BAKARA SÛRESİ

﴿ وَاِنْ كَانَ ذُو عُسْرَةٍ فَنَظِرَةٌ اِلٰى مَيْسَرَةٍۜ وَاَنْ تَصَدَّقُوا خَيْرٌ لَكُمْ اِنْ كُنْتُمْ تَعْلَمُونَ ﴿٢٨٠﴾

280. Size borçlu olanlar eğer yoksul iseler, onlara kolaylıkla ödeme durumuna gelinceye kadar mühlet verin. Eğer bilirseniz, (verdiğiniz borcu onlara tasadduk ederek) bağışlamanız sizin için daha hayırlıdır.

İzah: Borçluya mühlet veren hakkında Resûlullah Sallallâhu aleyhi ve sellem şöyle buyurmuştur:

مَنْ سَرَّهُ أَنْ يُظِلَّهُ اللّٰهُ يَوْمَ لَا ظِلَّ إِلَّا ظِلُّهُ فَلْيُيَسِّرْ عَلَى مُعْسِرٍ أَوْ لِيَضَعْ عَنْهُ (طب عن اسعد بن زرارة)

″Her kim, hiçbir gölgenin olmadığı bir gün­de Allah’u Teâlâ’nın kendisini gölgelendirmesini isterse, darda olan borçlusuna kolaylık göstersin veya alacağından vazgeçsin.″[1]

Büreyde Radiyallâhu anhu’dan da şu Hadis-i Şerif nakledilmiştir:

Resûlullah Sallallâhu aleyhi ve sellem‘in: ″Kim darda olana mühlet verirse, ona her bir gün karşılığında onun bir misli sadaka sevabı vardır. Sonra kim darda ola­na mühlet verirse, onun için her bir gün karşılığında onun iki misli sadaka sevabı vardır″ buyurduklarını işittim ve dedim ki: ″Yâ Resûlallah! Senin: Kim darda olana mühlet verirse ona her bir gün karşılığında onun bir misli sadaka sevabı vardır, diye buyurduğunu; sonra da, iki mis­li sevabı vardır, buyurduğunu işittim.″ Resûlullah Sallallâhu aleyhi ve sellem şöy­le buyurdu:

لَهُ بِكُلِّ يَوْمٍ صَدَقَةٌ قَبْلَ أَنْ يَحِلَّ الدَّيْنُ فَإِذَا حَلَّ الدَّيْنُ فَأَنْظَرَهُ فَلَهُ بِكُلِّ يَوْمٍ مِثْلَيْهِ صَدَقَةٌ (حم عن سليمان بن بريدو عن ابيه)

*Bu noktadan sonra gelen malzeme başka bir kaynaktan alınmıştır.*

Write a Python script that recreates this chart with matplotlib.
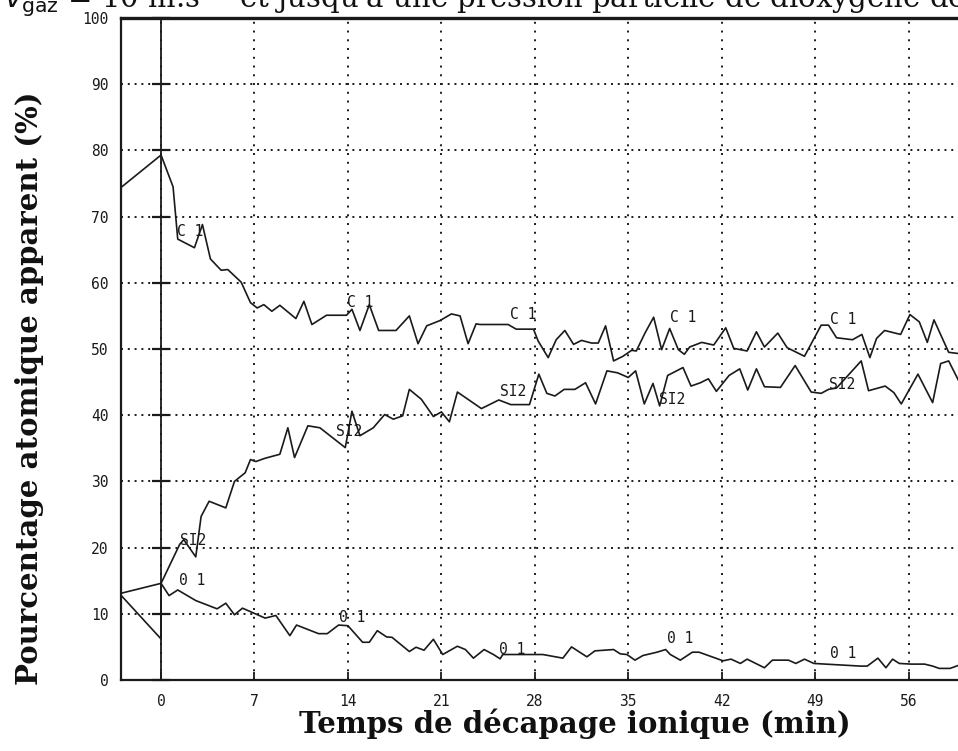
"""Profil XPS : pourcentage atomique apparent vs temps de décapage ionique."""
import matplotlib
matplotlib.use("Agg")
import matplotlib.pyplot as plt
import numpy as np

# ── données ───────────────────────────────────────────────────────────────
c1_t = [-3.0, 0.0, 0.9, 1.1, 1.25, 2.5, 3.1, 3.7, 4.5, 5.0, 6.0, 6.7, 7.2, 7.7,
        8.3, 8.9, 10.1, 10.7, 11.3, 12.4, 13.9, 14.3, 14.9, 15.6, 16.3, 17.6,
        18.6, 19.25, 19.9, 20.9, 21.75, 22.4, 23.0, 23.6, 23.9, 26.0, 26.6,
        27.9, 28.25, 29.0, 29.6, 30.25, 30.9, 31.5, 32.25, 32.75, 33.3, 33.9,
        34.6, 35.25, 35.6, 36.25, 36.9, 37.5, 38.1, 38.75, 39.2, 39.6, 40.5,
        41.4, 42.3, 42.9, 43.9, 44.6, 45.2, 46.2, 46.9, 48.2, 49.45, 50.0,
        50.6, 51.8, 52.5, 53.1, 53.6, 54.2, 55.4, 56.1, 56.8, 57.4, 57.9,
        59.0, 59.8]
c1_v = [74.4, 79.3, 74.5, 70.0, 66.6, 65.3, 68.8, 63.6, 61.9, 62.0, 60.1, 57.0,
        56.2, 56.7, 55.7, 56.6, 54.6, 57.2, 53.7, 55.1, 55.1, 56.0, 52.8, 56.7,
        52.8, 52.8, 55.0, 50.8, 53.5, 54.3, 55.3, 55.0, 50.8, 53.8, 53.7, 53.7,
        53.0, 53.0, 51.2, 48.7, 51.4, 52.8, 50.7, 51.3, 50.9, 50.9, 53.5, 48.2,
        48.9, 49.8, 49.7, 52.4, 54.8, 49.9, 53.1, 49.9, 49.2, 50.3, 51.0, 50.6,
        53.2, 50.1, 49.7, 52.6, 50.3, 52.4, 50.2, 48.9, 53.6, 53.6, 51.7, 51.4,
        52.2, 48.7, 51.6, 52.8, 52.2, 55.2, 54.1, 51.0, 54.4, 49.5, 49.3]

si2_t = [-3.0, 0.0, 0.0, 1.4, 1.7, 2.6, 3.0, 3.6, 4.85, 5.5, 6.3, 6.7, 7.1, 7.8,
         8.9, 9.5, 10.0, 11.0, 11.9, 13.8, 14.3, 14.9, 15.9, 16.75, 17.4, 18.1,
         18.6, 19.5, 20.4, 21.0, 21.6, 22.2, 24.0, 25.3, 26.2, 27.6, 28.3, 28.9,
         29.5, 30.2, 31.0, 31.8, 32.55, 33.4, 34.2, 35.0, 35.55, 36.2, 36.85,
         37.35, 37.95, 39.1, 39.7, 40.4, 41.0, 41.6, 42.55, 43.35, 43.95, 44.6,
         45.2, 46.4, 47.5, 48.7, 49.45, 50.0, 50.6, 52.45, 53.0, 54.25, 54.9,
         55.45, 56.7, 57.8, 58.4, 59.0, 59.8]
si2_v = [12.8, 6.2, 14.6, 20.5, 21.2, 18.6, 24.7, 27.0, 26.0, 30.0, 31.3, 33.3,
         33.0, 33.5, 34.1, 38.1, 33.6, 38.4, 38.1, 35.1, 40.6, 36.9, 38.1, 40.1,
         39.4, 39.9, 43.9, 42.4, 39.8, 40.5, 39.0, 43.5, 41.0, 42.3, 41.6, 41.6,
         46.2, 43.3, 42.9, 43.9, 43.9, 44.9, 41.7, 46.7, 46.4, 45.7, 46.7, 41.7,
         44.8, 41.4, 46.0, 47.2, 44.4, 44.9, 45.5, 43.6, 46.0, 47.0, 43.8, 47.0,
         44.3, 44.2, 47.5, 43.5, 43.3, 43.9, 44.1, 48.2, 43.7, 44.4, 43.4, 41.7,
         46.2, 41.9, 47.8, 48.2, 45.0]

o1_t = [-3.0, 0.0, 0.6, 1.25, 2.6, 4.2, 4.85, 5.5, 6.1, 7.8, 8.6, 9.65, 10.15,
        11.8, 12.45, 13.3, 14.0, 15.1, 15.6, 16.2, 16.9, 17.3, 18.6, 19.1,
        19.7, 20.4, 21.1, 22.2, 22.8, 23.4, 24.2, 24.9, 25.4, 25.6, 28.6, 30.1,
        30.75, 31.9, 32.5, 33.9, 34.4, 34.9, 35.5, 36.1, 37.15, 37.8, 38.15,
        38.9, 39.8, 40.3, 42.1, 42.7, 43.4, 43.9, 45.2, 45.8, 47.0, 47.55,
        48.2, 48.9, 52.4, 52.9, 53.7, 54.3, 54.8, 55.3, 56.2, 57.2, 57.8, 58.3,
        59.1, 60.0]
o1_v = [13.1, 14.6, 12.75, 13.6, 12.0, 10.75, 11.6, 9.85, 10.85, 9.35, 9.75, 6.7,
        8.3, 7.0, 7.0, 8.3, 8.2, 5.7, 5.7, 7.45, 6.5, 6.45, 4.3, 4.95, 4.5,
        6.15, 3.85, 5.1, 4.6, 3.3, 4.6, 3.85, 3.2, 3.85, 3.85, 3.3, 5.0, 3.5,
        4.4, 4.6, 3.95, 3.85, 3.0, 3.7, 4.2, 4.6, 3.85, 3.0, 4.2, 4.2, 2.9,
        3.15, 2.5, 3.15, 1.85, 3.0, 3.0, 2.5, 3.15, 2.5, 2.1, 2.1, 3.3, 1.85,
        3.15, 2.5, 2.4, 2.4, 2.1, 1.75, 1.75, 2.4]

# étiquettes imprimées le long des courbes
c1_lab_t = [2.2, 14.9, 27.1, 39.1, 51.1]
c1_lab_v = [67.7, 57.0, 55.2, 54.8, 54.5]
si2_lab_t = [2.4, 14.1, 26.4, 38.3, 51.0]
si2_lab_v = [21.0, 37.6, 43.6, 42.4, 44.7]
o1_lab_t = [2.3, 14.3, 26.3, 38.9, 51.1]
o1_lab_v = [15.0, 9.5, 4.6, 6.2, 4.0]

x_ticks = [0, 7, 14, 21, 28, 35, 42, 49, 56]
y_ticks = [0, 10, 20, 30, 40, 50, 60, 70, 80, 90, 100]

INK = "#1a1a1a"
MONO = "DejaVu Sans Mono"


def main():
    fig = plt.figure(figsize=(9.58, 7.51), dpi=100)
    ax = fig.add_axes([121 / 958, 71 / 751, 837 / 958, 662 / 751])

    ax.set_xlim(-3.0, 59.7)
    ax.set_ylim(0, 100)

    # grille pointillée façon imprimante matricielle
    ax.set_xticks(x_ticks)
    ax.set_yticks(y_ticks)
    ax.xaxis.grid(True, ls=(0, (1, 3.5)), lw=1.4, color=INK)
    ax.yaxis.grid(True, ls=(0, (1, 2.5)), lw=1.4, color=INK)
    ax.axvline(0, color=INK, lw=1.3)
    ax.plot(np.zeros(len(y_ticks)), y_ticks, ls="none", marker="_",
            ms=13, mew=1.6, color=INK, clip_on=False)

    for t, v in ((c1_t, c1_v), (si2_t, si2_v), (o1_t, o1_v)):
        ax.plot(t, v, color=INK, lw=1.2)

    for lab, ts, vs in (("C 1", c1_lab_t, c1_lab_v),
                        ("SI2", si2_lab_t, si2_lab_v),
                        ("0 1", o1_lab_t, o1_lab_v)):
        for t, v in zip(ts, vs):
            ax.text(t, v, lab, ha="center", va="center", family=MONO,
                    fontsize=10.5, color=INK)

    ax.spines["right"].set_visible(False)
    ax.spines["top"].set_linewidth(2.4)
    ax.spines["left"].set_linewidth(1.6)
    ax.spines["bottom"].set_linewidth(1.6)
    for s in ax.spines.values():
        s.set_color(INK)

    ax.tick_params(axis="x", direction="in", length=6, width=1.3, pad=10,
                   colors=INK, labelsize=10.5)
    ax.tick_params(axis="y", length=0, pad=9, colors=INK, labelsize=10.5)
    for lbl in ax.get_xticklabels() + ax.get_yticklabels():
        lbl.set_family(MONO)

    fig.text(30 / 958, 1 - 388 / 751, "Pourcentage atomique apparent (%)",
             rotation=90, ha="center", va="center", family="DejaVu Serif",
             fontweight="bold", fontsize=21, color="#111")
    fig.text(575 / 958, 1 - 724 / 751, "Temps de décapage ionique (min)",
             ha="center", va="center", family="DejaVu Serif",
             fontweight="bold", fontsize=21, color="#111")

    # ligne de texte coupée en haut du scan
    fig.text(0.004, 1 - 8 / 751,
             r"$v_{\rm gaz}$ = 10 m.s$^{-1}$ et jusqu'à une pression partielle de dioxygène de",
             ha="left", va="baseline", family="DejaVu Serif", fontsize=21,
             color="#111")

    fig.savefig("out.png", dpi=100)
    plt.close(fig)


if __name__ == "__main__":
    main()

″Onun için, borcun vâdesi gelmeden önce her bir gün için onun bir misli sadaka sevabı vardır. Borcun vâdesi gelip de mühlet verdi­ğinde geçen her bir gün karşılığında da onun iki misli sadaka sevabı var­dır.″[2]

Yine bu hususta Peygamberimiz Sallallâhu aleyhi ve sellem şöyle buyurmuştur:

مَنْ نَفَّسَ عَنْ غَرِيمِهِ أَوْ مَحَا عَنْهُ كَانَ فِي ظِلِّ الْعَرْشِ يَوْمَ الْقِيَامَةِ (حم عن أبى قتادة)

″Her kim, bir borçlusuna nefes aldırır veya onun borcunu silerse, o kişi mahşer gününde Arş’ın gölgesinde olacaktır.″[3]


[1] Taberânî, Mu’cem’ul-Kebir, Hadis No: 894.

[2] Ahmed b. Hanbel, Müsned, Hadis No: 21968.

[3] Ahmed b. Hanbel, Müsned, Hadis No: 21516.